▶ Problem to work on:
Reproduce the material word for word; the images stay out.

### Collected material ###

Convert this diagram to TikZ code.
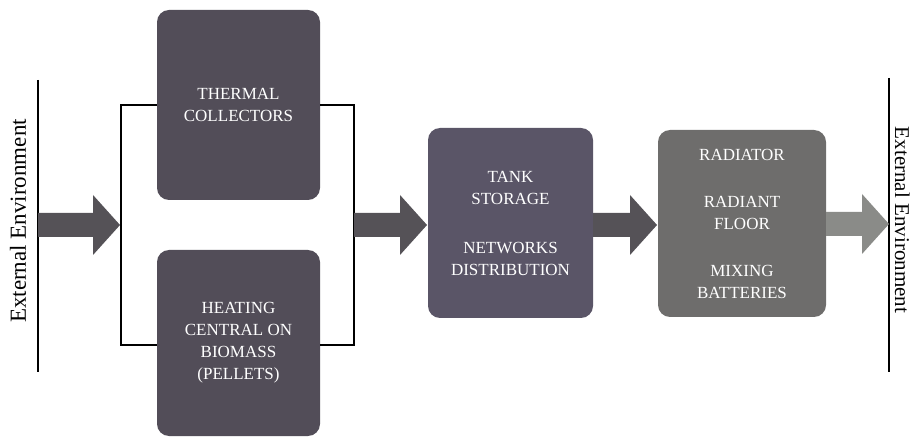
\documentclass[tikz,border=0pt]{standalone}
\usepackage{fontspec}
\setmainfont{Liberation Serif}
\usetikzlibrary{calc}
\definecolor{boxA}{HTML}{524D58}
\definecolor{boxT}{HTML}{5A5567}
\definecolor{boxR}{HTML}{6E6D6C}
\definecolor{arrD}{HTML}{555257}
\definecolor{arrL}{HTML}{8A8B88}
\tikzset{
  blk/.style={fill=#1, draw=none, rounded corners=12pt, inner sep=0pt,
    text=white, align=center, font=\fontsize{17}{22}\selectfont},
  fatarrow/.style={fill=#1, draw=none},
  wire/.style={draw=black, line width=1.4pt},
  envtext/.style={font=\fontsize{23}{26}\selectfont, inner sep=0pt}
}
\newcommand{\fatarr}[3]{% color, start, tip
  \fill[fatarrow=#1]
    ($(#2)+(0,-12)$) -- ($(#3)+(-27,-12)$) -- ($(#3)+(-27,-30)$) -- (#3)
    -- ($(#3)+(-27,30)$) -- ($(#3)+(-27,12)$) -- ($(#2)+(0,12)$) -- cycle;}
\begin{document}
\begin{tikzpicture}[x=1pt,y=-1pt]
\useasboundingbox (0,0) rectangle (913,438);
% boundary lines
\coordinate (eLt) at (38,80);
\coordinate (eLb) at (38,372);
\coordinate (eRt) at (889,78);
\coordinate (eRb) at (889,372);
\draw[wire] (eLt) -- (eLb);
\draw[wire] (eRt) -- (eRb);
\node[envtext, rotate=90] (envL) at (18,221) {External Environment};
\node[envtext, rotate=-90, anchor=base, font=\fontsize{21}{24}\selectfont] (envR) at (895,220) {External Environment};
% boxes
\node[blk=boxA, minimum width=163pt, minimum height=190pt] (therm) at (238.5,105)
  {\fontsize{17}{26}\selectfont THERMAL\\COLLECTORS};
\node[blk=boxA, minimum width=163pt, minimum height=186pt] (heat) at (238.5,343)
  {\fontsize{17}{21.5}\selectfont HEATING\\CENTRAL ON\\BIOMASS\\(PELLETS)};
\node[blk=boxT, minimum width=165pt, minimum height=190pt] (tank) at (510.5,223)
  {\fontsize{17}{23}\selectfont TANK\\STORAGE\\[27pt]NETWORKS\\DISTRIBUTION};
\node[blk=boxR, minimum width=168pt, minimum height=187pt] (rad) at (742,223.5)
  {\fontsize{17}{23.5}\selectfont RADIATOR\\[25pt]RADIANT\\FLOOR\\[25pt]MIXING\\BATTERIES};
% bracket wires
\coordinate (bLt) at (121,105);
\coordinate (bLb) at (121,345);
\coordinate (bRt) at (354,105);
\coordinate (bRb) at (354,345);
\draw[wire] (therm.west |- bLt) -- (bLt) -- (bLb) -- (heat.west |- bLb);
\draw[wire] (therm.east |- bRt) -- (bRt) -- (bRb) -- (heat.east |- bRb);
% block arrows
\coordinate (a1s) at (38,225);  \coordinate (a1e) at (120,225);
\coordinate (a2s) at (354,225); \coordinate (a2e) at (427,225);
\coordinate (a3s) at (593,225); \coordinate (a3e) at (657,225);
\coordinate (a4s) at (826,224); \coordinate (a4e) at (889,224);
\fatarr{arrD}{a1s}{a1e}
\fatarr{arrD}{a2s}{a2e}
\fatarr{arrD}{a3s}{a3e}
\fatarr{arrL}{a4s}{a4e}
\end{tikzpicture}
\end{document}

###

▶ Task answer:
Convert this diagram to TikZ code.
\documentclass[tikz,border=0pt]{standalone}
\usepackage{fontspec}
\setmainfont{Liberation Serif}
\usetikzlibrary{calc}
\definecolor{boxA}{HTML}{524D58}
\definecolor{boxT}{HTML}{5A5567}
\definecolor{boxR}{HTML}{6E6D6C}
\definecolor{arrD}{HTML}{555257}
\definecolor{arrL}{HTML}{8A8B88}
\tikzset{
  blk/.style={fill=#1, draw=none, rounded corners=12pt, inner sep=0pt,
    text=white, align=center, font=\fontsize{17}{22}\selectfont},
  fatarrow/.style={fill=#1, draw=none},
  wire/.style={draw=black, line width=1.4pt},
  envtext/.style={font=\fontsize{23}{26}\selectfont, inner sep=0pt}
}
\newcommand{\fatarr}[3]{% color, start, tip
  \fill[fatarrow=#1]
    ($(#2)+(0,-12)$) -- ($(#3)+(-27,-12)$) -- ($(#3)+(-27,-30)$) -- (#3)
    -- ($(#3)+(-27,30)$) -- ($(#3)+(-27,12)$) -- ($(#2)+(0,12)$) -- cycle;}
\begin{document}
\begin{tikzpicture}[x=1pt,y=-1pt]
\useasboundingbox (0,0) rectangle (913,438);
% boundary lines
\coordinate (eLt) at (38,80);
\coordinate (eLb) at (38,372);
\coordinate (eRt) at (889,78);
\coordinate (eRb) at (889,372);
\draw[wire] (eLt) -- (eLb);
\draw[wire] (eRt) -- (eRb);
\node[envtext, rotate=90] (envL) at (18,221) {External Environment};
\node[envtext, rotate=-90, anchor=base, font=\fontsize{21}{24}\selectfont] (envR) at (895,220) {External Environment};
% boxes
\node[blk=boxA, minimum width=163pt, minimum height=190pt] (therm) at (238.5,105)
  {\fontsize{17}{26}\selectfont THERMAL\\COLLECTORS};
\node[blk=boxA, minimum width=163pt, minimum height=186pt] (heat) at (238.5,343)
  {\fontsize{17}{21.5}\selectfont HEATING\\CENTRAL ON\\BIOMASS\\(PELLETS)};
\node[blk=boxT, minimum width=165pt, minimum height=190pt] (tank) at (510.5,223)
  {\fontsize{17}{23}\selectfont TANK\\STORAGE\\[27pt]NETWORKS\\DISTRIBUTION};
\node[blk=boxR, minimum width=168pt, minimum height=187pt] (rad) at (742,223.5)
  {\fontsize{17}{23.5}\selectfont RADIATOR\\[25pt]RADIANT\\FLOOR\\[25pt]MIXING\\BATTERIES};
% bracket wires
\coordinate (bLt) at (121,105);
\coordinate (bLb) at (121,345);
\coordinate (bRt) at (354,105);
\coordinate (bRb) at (354,345);
\draw[wire] (therm.west |- bLt) -- (bLt) -- (bLb) -- (heat.west |- bLb);
\draw[wire] (therm.east |- bRt) -- (bRt) -- (bRb) -- (heat.east |- bRb);
% block arrows
\coordinate (a1s) at (38,225);  \coordinate (a1e) at (120,225);
\coordinate (a2s) at (354,225); \coordinate (a2e) at (427,225);
\coordinate (a3s) at (593,225); \coordinate (a3e) at (657,225);
\coordinate (a4s) at (826,224); \coordinate (a4e) at (889,224);
\fatarr{arrD}{a1s}{a1e}
\fatarr{arrD}{a2s}{a2e}
\fatarr{arrD}{a3s}{a3e}
\fatarr{arrL}{a4s}{a4e}
\end{tikzpicture}
\end{document}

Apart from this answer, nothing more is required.